Una volta completata la prima fase un ciclo di Rieducazione Funzionale Globale sarà utile per migliorare la coordinazione e la stabilità del movimento e della deambulazione.

FRATTURA DEL FEMORE

La frattura del femore si verifica più comunemente in persone giovani e negli anziani.
Nell’anziano la frattura del femore interessa di solito l’estremità superiore dell’osso (testa o collo del femore), limitando la mobilità dell’arto.

La frattura del femore nei giovani e negli sportivi nella maggior parte dei casi è la conseguenza di un evento traumatico (incidente stradale) oppure di carichi prolungati e ripetuti (comune tra gli atleti di fondo).
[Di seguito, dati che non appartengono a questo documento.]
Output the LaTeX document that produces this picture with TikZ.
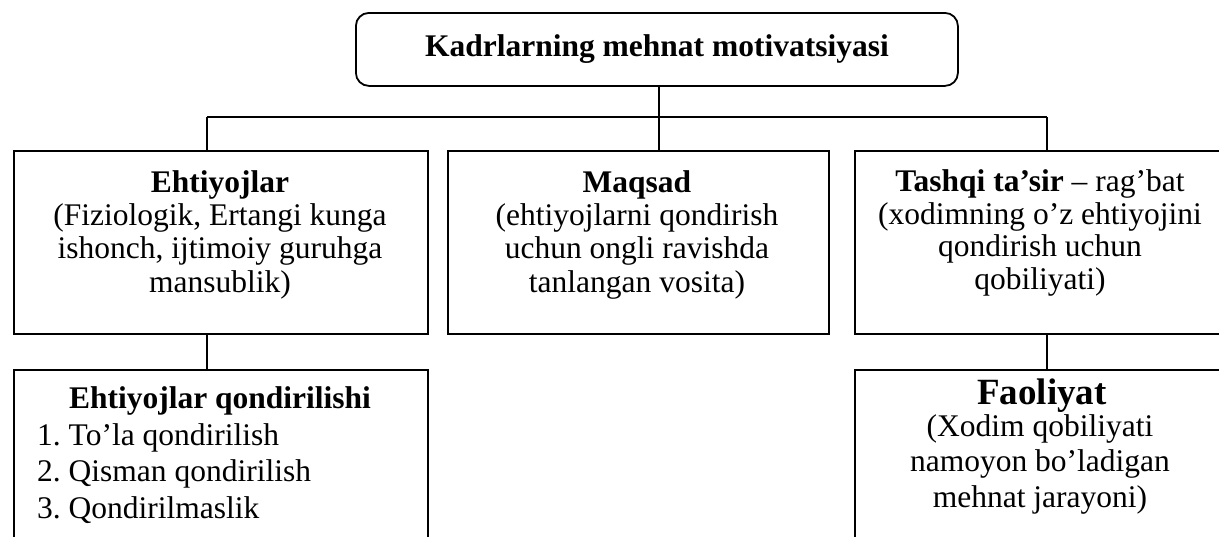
\documentclass[tikz,border=0pt]{standalone}
\usepackage{fontspec}
\setmainfont{Liberation Serif}
\begin{document}
\begin{tikzpicture}[x=1pt,y=-1pt,
  box/.style={draw, line width=1.8pt, anchor=north west, inner sep=0pt},
  link/.style={line width=1.8pt},
  % multi-line texts are placed by the baseline of their last line
  txt/.style={anchor=base, align=center, inner sep=0pt,
    font=\fontsize{31.5}{33.3}\selectfont},
  listtxt/.style={anchor=base west, align=left, inner sep=0pt,
    font=\fontsize{31.5}{36.5}\selectfont},
]
\useasboundingbox (0,0) rectangle (1219,536);
\fill[white] (0,0) rectangle (1219,536);
\clip (0,0) rectangle (1219,536);

% boxes
\node[box, rounded corners=13pt, minimum width=602pt, minimum height=73pt,
  font=\fontsize{31.5}{36}\selectfont\bfseries] (root) at (355,12)
  {Kadrlarning mehnat motivatsiyasi};
\node[box, minimum width=414pt, minimum height=183pt] (needs) at (13,150) {};
\node[box, minimum width=381pt, minimum height=183pt] (goal) at (447,150) {};
\node[box, minimum width=386pt, minimum height=183pt] (stim) at (854,150) {};
\node[box, minimum width=414pt, minimum height=200pt] (sat) at (13,369) {};
\node[box, minimum width=386pt, minimum height=200pt] (act) at (854,369) {};

% connectors
\coordinate (busL) at (207,117);
\coordinate (busR) at (1047,117);
\coordinate (busM) at (659,117);
\draw[link] (busL) -- (busR);
\draw[link] (root.south -| busM) -- (goal.north -| busM);
\draw[link] (busL) -- (needs.north -| busL);
\draw[link] (busR) -- (stim.north -| busR);
\draw[link] (needs.south -| busL) -- (sat.north -| busL);
\draw[link] (stim.south -| busR) -- (act.north -| busR);

% texts
\node[txt] (needsT) at (220,292) {\textbf{Ehtiyojlar}\\(Fiziologik, Ertangi kunga\\ishonch, ijtimoiy guruhga\\mansublik)};
\node[txt] (goalT) at (637,292) {\textbf{Maqsad}\\(ehtiyojlarni qondirish\\uchun ongli ravishda\\tanlangan vosita)};
\node[txt, font=\fontsize{31.5}{32.5}\selectfont] (stimT) at (1040,289) {\textbf{Tashqi ta’sir} – rag’bat\\(xodimning o’z ehtiyojini\\qondirish uchun\\qobiliyati)};
\node[txt] (satH) at (220,408) {\textbf{Ehtiyojlar qondirilishi}};
\node[listtxt] (satL) at (37,518) {1.\ To’la qondirilish\\2.\ Qisman qondirilish\\3.\ Qondirilmaslik};
\node[txt, font=\fontsize{37}{40}\selectfont\bfseries] (actH) at (1042,404) {Faoliyat};
\node[txt, font=\fontsize{31.5}{35.5}\selectfont] (actT) at (1040,507) {(Xodim qobiliyati\\namoyon bo’ladigan\\mehnat jarayoni)};
\end{tikzpicture}
\end{document}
Per frattura si intende un’interruzione della continuità dell’osso che avviene quando la forza applicata è di un’intensità tale da superare la resistenza dell’osso.

Diversi sono i modi per descrivere e classificare le fratture:

– in base all’origine della frattura: traumatica, patologica (tipiche degli anziani);
– in base al meccanismo di frattura: diretto o indiretto;
– in base al decorso della rima di frattura: trasversale, obliqua, spiroide o longitudinale;
– in rapporto all’eventuale spostamento dei segmenti fratturati: composta o scomposta;
– in base all’integrità o meno della cute: chiusa o esposta;
– in base allo spessore dell’osso interessato dalla frattura: completa o incompleta;
– a seconda della stabilità della frattura stessa: stabile o instabile.

La sintomatologia tipica della frattura del femore scomposta è caratterizzata da dolore intenso e limitazione funzionale della coscia. L’arto si presenta addotto, extraruotato e leggermente più corto di quello sano.

Quando si tratta invece di una frattura composta, il paziente accusa dolore in sede inguinale ma può anche camminare.

La conferma diagnostica si avvale di una radiografia standard.

Il trattamento di una frattura del femore richiede quasi sempre un intervento chirurgico di sintesi.

Durante il periodo d’immobilizzazione bisogna comunque stimolare la muscolatura, per evitare che si indebolisca ma anche per aiutare la circolazione. In seguito è importantissimo iniziare un trattamento riabilitativo personalizzato. La rieducazione si svolge inizialmente per diminuire il dolore e l’infiammazione, in seguito per recuperare il massimo grado di movimento possibile. Il recupero graduale della forza muscolare e della coordinazione sono poi fondamentali per il massimo recupero funzionale possibile.

Il trattamento rieducativo comprende 5 fasi, il raggiungimento progressivo determinerà il passaggio alla successiva. Nella prima ci si concentrerà sul recupero dell’articolarità attraverso esercizi di auto-mobilizzazione e sul controllo del dolore; successivamente ci si concentrerà sul rinforzo muscolare globale, data la perdita di tono diffusa in seguito all’immobilità: quadricipite (dapprima in catena chiusa e poi in aperta), glutei, abduttori e flessori d’anca, polpaccio, hamstring, muscoli del core; contestualmente si potrà riprendere l’attività aerobica consentita.